February 23, 2003

RALEIGH — Gov. Mike Easley announced Monday a proposed spending cap for North Carolina that would limit annual budget growth to average changes in the state’s personal income — a plan immediately praised by the head of the John Locke Foundation as a “welcome first step” in restoring the state’s fiscal integrity.

“I think Gov. Easley deserves a lot of credit today for recognizing the core fiscal problem in North Carolina: out-of-control spending,” said John Hood, chairman and president of the Raleigh-based think tank. “Although we have long advocated a Taxpayer Protection Act, which would put a more stringent cap on annual spending growth, the governor’s plan is a welcome first step that would at least keep state government’s share of our hard-earned income from growing any more.”

Hood pointed out that fiscal conservatives have championed spending limits and budget-process reforms in Raleigh since the late-1980s, while most elected officials have opposed such changes by suggesting that they would encroach on the discretion of state lawmakers and governors.

“History has shown that our politicians cannot responsibly manage the taxpayers’ money without the taxpayers’ oversight,” Hood said. “Since North Carolinians have long expressed overwhelming support for an annual limit on budget growth, its passage would be a victory for true representative government and a remedy for periodic budget deficits and tax hikes.”

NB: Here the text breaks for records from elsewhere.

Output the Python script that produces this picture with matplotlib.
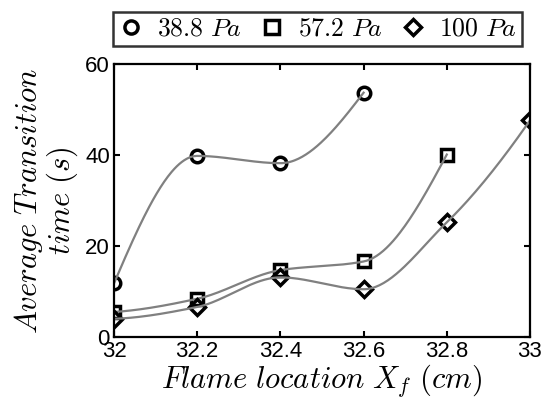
import matplotlib.pyplot as plt
import numpy as np

plt.rcParams['mathtext.fontset'] = 'cm'
plt.rcParams['font.family'] = ['Liberation Sans', 'DejaVu Sans']

x_38 = [32.0, 32.2, 32.4, 32.6]
y_38 = [11.8, 39.8, 38.2, 53.7]
x_57 = [32.0, 32.2, 32.4, 32.6, 32.8]
y_57 = [5.5, 8.4, 14.7, 16.6, 40.1]
x_100 = [32.0, 32.2, 32.4, 32.6, 32.8, 33.0]
y_100 = [4.0, 6.6, 13.1, 10.5, 25.2, 47.6]

labels = ['$\\mathrm{38.8}\\ Pa$', '$\\mathrm{57.2}\\ Pa$', '$\\mathrm{100}\\ Pa$']
markers = ['o', 's', 'D']
xticks = [32, 32.2, 32.4, 32.6, 32.8, 33]
xticklabels = ['32', '32.2', '32.4', '32.6', '32.8', '33']
yticks = [0, 20, 40, 60]


def pchip_curve(x, y, n=200):
    # shape preserving cubic (like matlab pchip)
    x = np.asarray(x, float)
    y = np.asarray(y, float)
    h = np.diff(x)
    d = np.diff(y) / h
    k = len(x)
    s = np.zeros(k)
    for i in range(1, k - 1):
        if d[i - 1] * d[i] > 0:
            w1 = 2 * h[i] + h[i - 1]
            w2 = h[i] + 2 * h[i - 1]
            s[i] = (w1 + w2) / (w1 / d[i - 1] + w2 / d[i])
    for j, (a, b, ha, hb) in enumerate([(d[0], d[1], h[0], h[1]), (d[-1], d[-2], h[-1], h[-2])]):
        e = ((2 * ha + hb) * a - ha * b) / (ha + hb)
        if np.sign(e) != np.sign(a):
            e = 0.0
        elif np.sign(a) != np.sign(b) and abs(e) > abs(3 * a):
            e = 3 * a
        s[0 if j == 0 else -1] = e
    xs = np.linspace(x[0], x[-1], n)
    idx = np.clip(np.searchsorted(x, xs) - 1, 0, k - 2)
    t = (xs - x[idx]) / h[idx]
    h00 = 2 * t ** 3 - 3 * t ** 2 + 1
    h10 = t ** 3 - 2 * t ** 2 + t
    h01 = -2 * t ** 3 + 3 * t ** 2
    h11 = t ** 3 - t ** 2
    ys = h00 * y[idx] + h10 * h[idx] * s[idx] + h01 * y[idx + 1] + h11 * h[idx] * s[idx + 1]
    return xs, ys


fig = plt.figure(figsize=(5.43, 4), dpi=100)
ax = fig.add_axes([0.21, 0.1575, 0.766, 0.6825])

handles = []
for xv, yv, m, lab in zip([x_38, x_57, x_100], [y_38, y_57, y_100], markers, labels):
    ms = 8 if m == 'D' else 9
    h, = ax.plot(xv, yv, linestyle='none', marker=m, markersize=ms, markerfacecolor='none',
                 markeredgecolor='k', markeredgewidth=2.5, label=lab)
    handles.append(h)
    xs, ys = pchip_curve(xv, yv)
    ax.plot(xs, ys, color='#808080', linewidth=1.6)

ax.set_xlim(32, 33)
ax.set_ylim(0, 60)
ax.set_xticks(xticks)
ax.set_xticklabels(xticklabels)
ax.set_yticks(yticks)
ax.tick_params(direction='in', top=True, right=True, length=4, width=1.5, labelsize=16, pad=3)
for s in ax.spines.values():
    s.set_linewidth(1.6)

ax.set_xlabel('$Flame\\ location\\ X_f\\ (cm)$', fontsize=22, labelpad=0)
ax.set_ylabel('$Average\\ Transition$\n$time\\ (s)$', fontsize=22, labelpad=4, linespacing=0.95)

leg = fig.legend(handles=handles, loc='center', bbox_to_anchor=(317.5 / 543, 1 - 29 / 400),
                 ncol=3, fontsize=18.5, frameon=True, fancybox=False, handletextpad=0.5,
                 columnspacing=0.7, borderpad=0.2, handlelength=1.0, borderaxespad=0,
                 markerscale=1.05)
leg.get_frame().set_edgecolor('k')
leg.get_frame().set_linewidth(1.8)

fig.savefig('out.png', dpi=100)
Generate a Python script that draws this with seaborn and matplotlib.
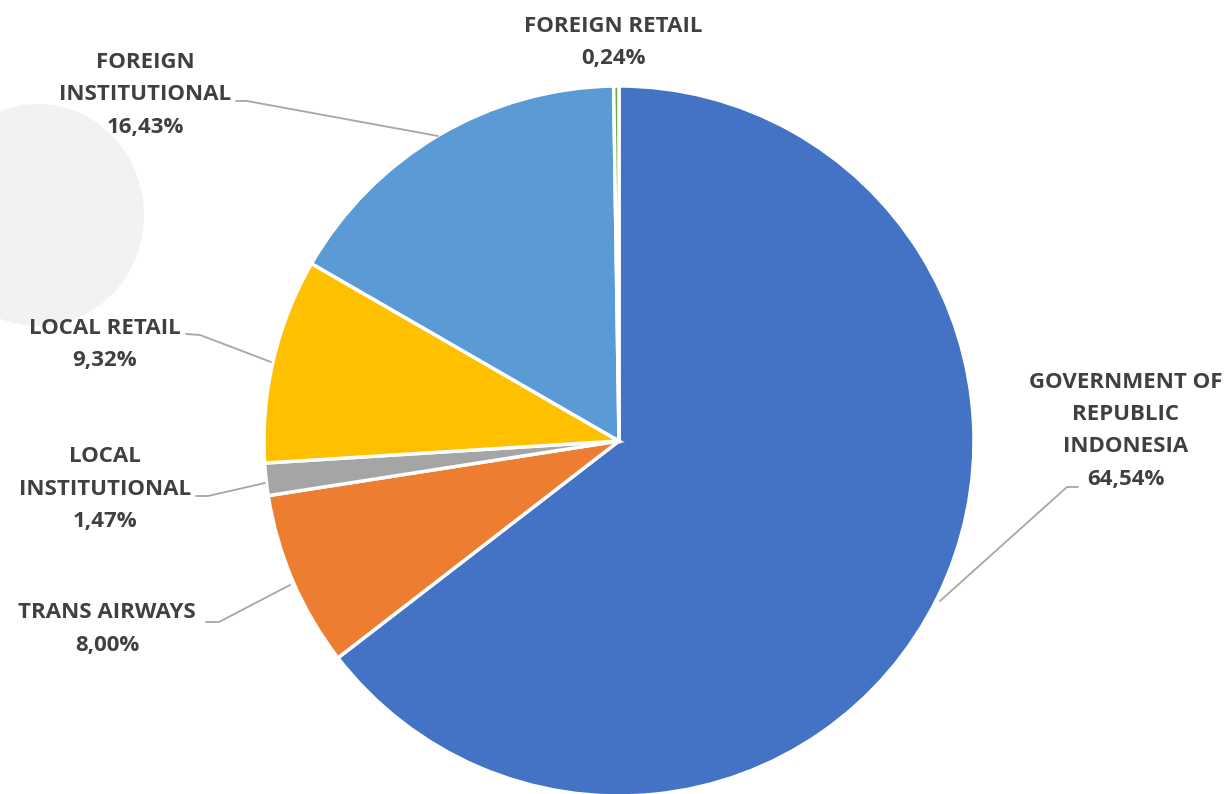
import matplotlib
matplotlib.use("Agg")
import matplotlib.pyplot as plt
import seaborn as sns
from matplotlib.patches import Ellipse

# ---- data ----
categories = ["GOVERNMENT OF\nREPUBLIC\nINDONESIA", "TRANS AIRWAYS", "LOCAL\nINSTITUTIONAL",
              "LOCAL RETAIL", "FOREIGN\nINSTITUTIONAL", "FOREIGN RETAIL"]
shares = [64.54, 8.00, 1.47, 9.32, 16.43, 0.24]
value_labels = ["64,54%", "8,00%", "1,47%", "9,32%", "16,43%", "0,24%"]
colors = ["#4472C4", "#ED7D31", "#A5A5A5", "#FFC000", "#5B9BD5", "#70AD47"]

sns.set_theme(style="white")
plt.rcParams["font.family"] = ["Open Sans", "DejaVu Sans"]

W, H = 1227, 794
fig = plt.figure(figsize=(W / 100, H / 100), dpi=100)
ax = fig.add_axes([0, 0, 1, 1])

def Y(y):
    return H - y

# decorative light-gray blob at left
ax.add_patch(Ellipse((38, Y(215)), 212, 222, facecolor="#F2F2F2", edgecolor="none", zorder=0))

cx, cy, r = 619, 441, 355
ax.pie(shares, colors=colors, startangle=90, counterclock=False,
       center=(cx, Y(cy)), radius=r,
       wedgeprops=dict(edgecolor="white", linewidth=2.5), frame=False)

ax.set_xlim(0, W)
ax.set_ylim(0, H)
ax.set_aspect("equal")
ax.axis("off")

txt_color = "#404040"
line_color = "#A6A6A6"
fs = 16

# label layout: (center x, top line center y)
label_pos = [(1126, 382), (107, 613), (105, 457), (105, 328), (145, 62), (613, 26)]
step = 32.5
for cat, val, (lx, ly) in zip(categories, value_labels, label_pos):
    lines = cat.split("\n") + [val]
    for i, ln in enumerate(lines):
        ax.text(lx, Y(ly + i * step), ln, ha="center", va="center",
                fontsize=fs, fontweight="bold", color=txt_color)

leaders = [
    [(1078, 487), (1067, 487), (940, 601)],
    [(206, 622), (219, 622), (290, 585)],
    [(196, 496), (208, 496), (265, 483)],
    [(186, 334), (200, 335), (271, 362)],
    [(236, 101), (247, 101), (438, 136)],
]
for pts in leaders:
    xs = [p[0] for p in pts]
    ys = [Y(p[1]) for p in pts]
    ax.plot(xs, ys, color=line_color, lw=1.3, zorder=1)

fig.savefig("out.png", dpi=100)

Opinion polls over the years have found high levels of public support in North Carolina for tax or expenditure limits. In October 2002, the Locke Foundation surveyed 500 likely North Carolina voters and asked their opinion on a spending cap more restrictive than the one Easley proposed on Monday. Some 63 percent of respondents said they favored the idea, with only 15 percent opposed and 23 percent unsure.

Several academic studies have examined the impact of expenditure limits on state spending trends. Hood argued that the available data suggest: 1) a cap linked to inflation and population is more likely to restrain rapid budget growth than the personal-income system Easley has recommended, and that 2) caps that include an immediate refund of unspent dollars to taxpayers are the most likely to induce legislatures to keep tax burdens low.

“There are certainly ways to improve the governor’s proposal,” he concluded, “but at least now, with his plan on the table, we can have a real debate on spending limits in North Carolina.”